Getting a life in music is really a long time achievement, as it is in many careers, so during studies you can set yourself up, and get a platform of relationships, knowledge and time to continue the path. There is no better time to do that when you are young, and don't need a ton of bread money just to keep up appearences. I guess that's what used to be called "paying your dues". Even if I can find a musical path now, I lack the biography of having studied in music college, old musical class mates, and having paid my dues with finding gigs early in life ect.

As with any career, music as well as sports, you might be in a better position to pay your dues now, than later. If music doesn't work out well, like if you hate the study, you don't gain any friends and network during college, and you don't gig as much as you hoped - you can still change your mind, take a job and get a company to sponsor part of your education. Or you can expand your music intrests to teaching, marketing, a&r ect. There's a lot of 360 degree opportunities in music you can branch out with over time.

Anyway, just a few thoughts from a struggling creative person (like so many others). Because you are so young, I vote for music.

All the best to you!


----------



## JohnG (Jan 5, 2017)

fritzmartinbass said:


> Believe it or not, there are many fantastic composers that don't think film scoring is the pinnacle of musical art.



lols

definitely the funniest thing I have read on this site in a while.

And so true. Film music usually gets written in a feverish hurry, with "input" from all kinds of non-musical people, for an audience of non-musical people. It's rare for film music to be genuinely ground-breaking or innovative, compositionally. Typically, when it's described as either (that is, "ground-breaking" or "innovative") it's because it has imported some technique from elsewhere, like using pop-song recording techniques on orchestral material, or _avant-garde_ ideas from concert music.



GtrString said:


> The thing about education is not just what you learn. Education is also very much about becoming.



Beautiful post, GtrString. I agree with many of your thoughts -- education is an end in itself, not trade school. I am glad to have studied poetry and music in school, since those are what give life meaning to me. Not SUPER practical on the job search, admittedly.


----------



## musicalweather (Jan 6, 2017)

Lots of excellent answers here, but I'll throw my two cents in anyway.

I had a completely different career for the first decade of my life after college -- I taught college English. (By the way, not to be annoying, but here in the US, "university" is spelled with an s. ) I had a bachelor's and master's degree in English. Then I went back to a private university to study classical piano performance and electro-acoustic media. This was for a second Bachelor's degree. I did most of the program but did not finish the degree. I started running out of financial aid, which is limited for a second bachelor's degree.

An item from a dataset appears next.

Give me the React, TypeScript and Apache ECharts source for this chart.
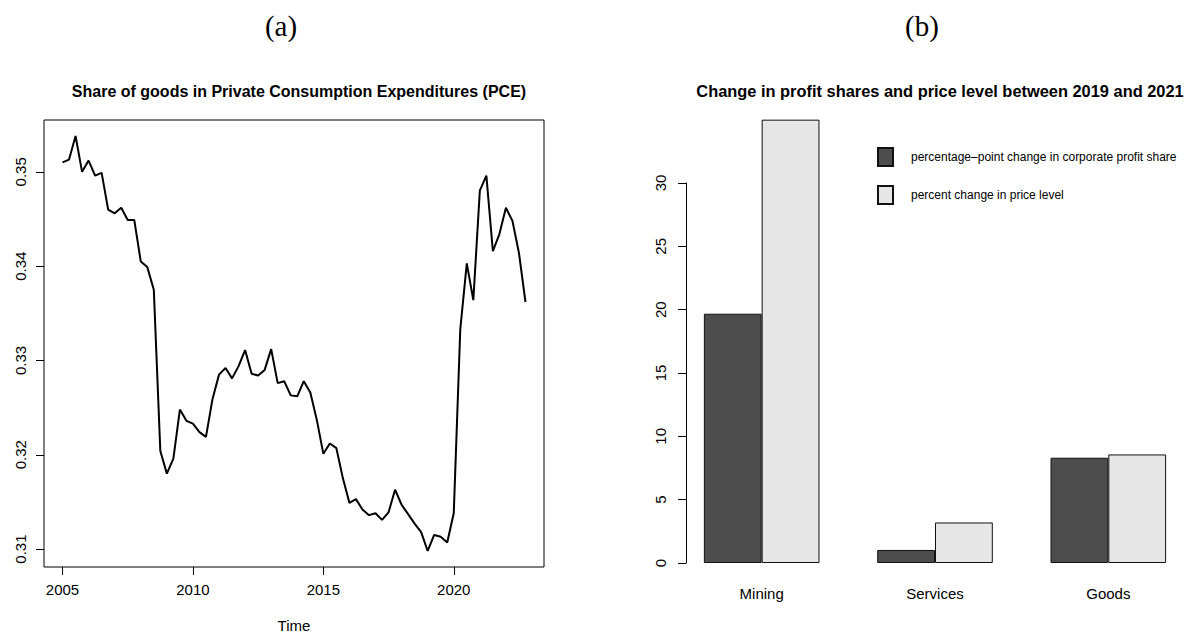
import React, { useEffect, useRef } from "react";
import * as echarts from "echarts";

// Panel (a): quarterly share of goods in PCE, 2005 Q1 .. 2022 Q4
const startYear = 2005;
const pceGoodsShare = [
  0.3510, 0.3513, 0.3538, 0.3500,
  0.3512, 0.3496, 0.3499, 0.3460,
  0.3456, 0.3462, 0.3449, 0.3449,
  0.3405, 0.3399, 0.3375, 0.3204,
  0.3180, 0.3196, 0.3248, 0.3236,
  0.3233, 0.3224, 0.3219, 0.3259,
  0.3285, 0.3292, 0.3281, 0.3294,
  0.3311, 0.3286, 0.3284, 0.3290,
  0.3312, 0.3276, 0.3278, 0.3263,
  0.3262, 0.3278, 0.3266, 0.3237,
  0.3201, 0.3212, 0.3207, 0.3175,
  0.3149, 0.3153, 0.3142, 0.3136,
  0.3138, 0.3131, 0.3139, 0.3163,
  0.3147, 0.3137, 0.3127, 0.3118,
  0.3098, 0.3115, 0.3113, 0.3107,
  0.3138, 0.3333, 0.3403, 0.3364,
  0.3480, 0.3496, 0.3416, 0.3434,
  0.3462, 0.3448, 0.3414, 0.3362,
];
const xTickYears = [2005, 2010, 2015, 2020];
const yTickShares = [0.31, 0.32, 0.33, 0.34, 0.35];

// Panel (b): change between 2019 and 2021
const sectors = ["Mining", "Services", "Goods"];
const profitShareChange = [19.68, 1.03, 8.31];
const priceLevelChange = [35.0, 3.2, 8.57];
const seriesNames = [
  "percentage\u2013point change in corporate profit share",
  "percent change in price level",
];
const yTicksRight = [0, 5, 10, 15, 20, 25, 30];

const SANS = "'Liberation Sans', Arial, Helvetica, sans-serif";
const SERIF = "'Liberation Serif', 'DejaVu Serif', serif";
const LABEL_SIZE = 15;
const TITLE_SIZE = 16;

export default function App() {
  const ref = useRef<HTMLDivElement>(null);

  useEffect(() => {
    if (!ref.current) return;
    const chart = echarts.init(ref.current, null, { renderer: "svg" });
    const lineData = pceGoodsShare.map((v, i) => [startYear + i / 4, v]);
    const labelStyle = { fontSize: LABEL_SIZE, color: "#000", fontFamily: SANS };

    const option: any = {
      animation: false,
      backgroundColor: "#ffffff",
      textStyle: { fontFamily: SANS, color: "#000" },
      title: [
        {
          text: "(a)",
          left: 276,
          top: 6,
          textAlign: "center",
          textStyle: { fontFamily: SERIF, fontSize: 29, fontWeight: "normal", color: "#000" },
        },
        {
          text: "(b)",
          left: 917,
          top: 6,
          textAlign: "center",
          textStyle: { fontFamily: SERIF, fontSize: 29, fontWeight: "normal", color: "#000" },
        },
        {
          text: "Share of goods in Private Consumption Expenditures (PCE)",
          left: 294,
          top: 78,
          textAlign: "center",
          textStyle: { fontFamily: SANS, fontSize: TITLE_SIZE, fontWeight: "bold", color: "#000" },
        },
        {
          text: "Change in profit shares and price level between 2019 and 2021",
          left: 935,
          top: 78,
          textAlign: "center",
          textStyle: { fontFamily: SANS, fontSize: 16.4, fontWeight: "bold", color: "#000" },
        },
      ],
      legend: {
        data: seriesNames,
        orient: "vertical",
        left: 877,
        top: 147,
        padding: 0,
        itemWidth: 15,
        itemHeight: 18,
        itemGap: 18,
        icon: "rect",
        textStyle: { fontFamily: SANS, fontSize: 12, color: "#000", padding: [0, 0, 0, 13] },
      },
      grid: [
        {
          left: 44,
          top: 120,
          width: 500,
          height: 447,
          show: true,
          borderColor: "#000",
          borderWidth: 1,
          backgroundColor: "transparent",
          containLabel: false,
          outerBoundsMode: "none",
        },
        {
          left: 675,
          top: 183,
          width: 520,
          height: 380,
          containLabel: false,
          outerBoundsMode: "none",
        },
      ],
      xAxis: [
        {
          type: "value",
          gridIndex: 0,
          min: 2004.29,
          max: 2023.46,
          axisLine: { show: false },
          splitLine: { show: false },
          axisTick: { show: true, length: 8, customValues: xTickYears, lineStyle: { color: "#000" } },
          axisLabel: {
            ...labelStyle,
            customValues: xTickYears,
            formatter: (v: number) => String(Math.round(v)),
            margin: 15,
          },
          name: "Time",
          nameLocation: "middle",
          nameGap: 51,
          nameTextStyle: { ...labelStyle },
        },
        {
          type: "category",
          gridIndex: 1,
          data: sectors,
          axisLine: { show: false },
          axisTick: { show: false },
          splitLine: { show: false },
          axisLabel: { ...labelStyle, margin: 23 },
        },
      ],
      yAxis: [
        {
          type: "value",
          gridIndex: 0,
          min: 0.3081,
          max: 0.3555,
          axisLine: { show: false },
          splitLine: { show: false },
          axisTick: { show: true, length: 8, customValues: yTickShares, lineStyle: { color: "#000" } },
          axisLabel: {
            ...labelStyle,
            customValues: yTickShares,
            rotate: 90,
            formatter: (v: number) => v.toFixed(2),
            margin: 16,
          },
        },
        {
          type: "value",
          gridIndex: 1,
          min: 0,
          max: 30,
          offset: -11,
          axisLine: { show: true, lineStyle: { color: "#000", width: 1 } },
          splitLine: { show: false },
          axisTick: { show: true, length: 8, customValues: yTicksRight, lineStyle: { color: "#000" } },
          axisLabel: {
            ...labelStyle,
            customValues: yTicksRight,
            rotate: 90,
            margin: 18,
          },
        },
      ],
      series: [
        {
          type: "line",
          xAxisIndex: 0,
          yAxisIndex: 0,
          data: lineData,
          showSymbol: false,
          symbol: "none",
          lineStyle: { color: "#000", width: 2 },
        },
        {
          name: seriesNames[0],
          type: "bar",
          xAxisIndex: 1,
          yAxisIndex: 1,
          data: profitShareChange,
          barWidth: 57.8,
          barGap: "0%",
          clip: false,
          itemStyle: { color: "#4d4d4d", borderColor: "#111", borderWidth: 1 },
        },
        {
          name: seriesNames[1],
          type: "bar",
          xAxisIndex: 1,
          yAxisIndex: 1,
          data: priceLevelChange,
          barWidth: 57.8,
          barGap: "0%",
          clip: false,
          itemStyle: { color: "#e6e6e6", borderColor: "#111", borderWidth: 1 },
        },
      ],
    };

    chart.setOption(option);
    return () => chart.dispose();
  }, []);

  return (
    <div
      ref={ref}
      style={{ position: "fixed", left: 0, top: 0, width: 1189, height: 635, background: "#fff" }}
    />
  );
}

Looking back at all that and the fact that I'm still paying student loans (and will be for about another 10 years), one could conclude that it didn't pay off. But I have no regrets about it. Being at this university, which has its own school of music, gave me a very solid background in music theory as well as invaluable exposure to other pianists, both classical and jazz. I loved being around so many great players. Some other benefits: it brought job opportunities which I'm sure I wouldn't have had, it helped me get started in film composing (this university has a renowned film school), and it let me get my feet wet in music technology, something I might not have done on my own. I do agree with those who say that much of the technology stuff (DAWs, Pro Tools) can be learned on your own, with help from on-line sources. Your money might be better spent just paying for the software/hardware rather than for tuition. I found the university was a bit behind the current trends in technology.

I've supplemented my studies from this university with composition and orchestration extension courses from another major university. That's been lots of fun and useful as well, and darned cheaper than the private university.

As to how well my music studies at a university help me find work, I'm much more uncertain. No one hiring me for a film scoring job has ever asked me about my education background. I do list it on my resume when I'm applying for academic jobs, such as tutoring or teaching. I also sometimes mention it when I know that someone I'm working with or for (such as a film director) also attended the same university, which is often the case here in southern California. It carries a little bit of clout.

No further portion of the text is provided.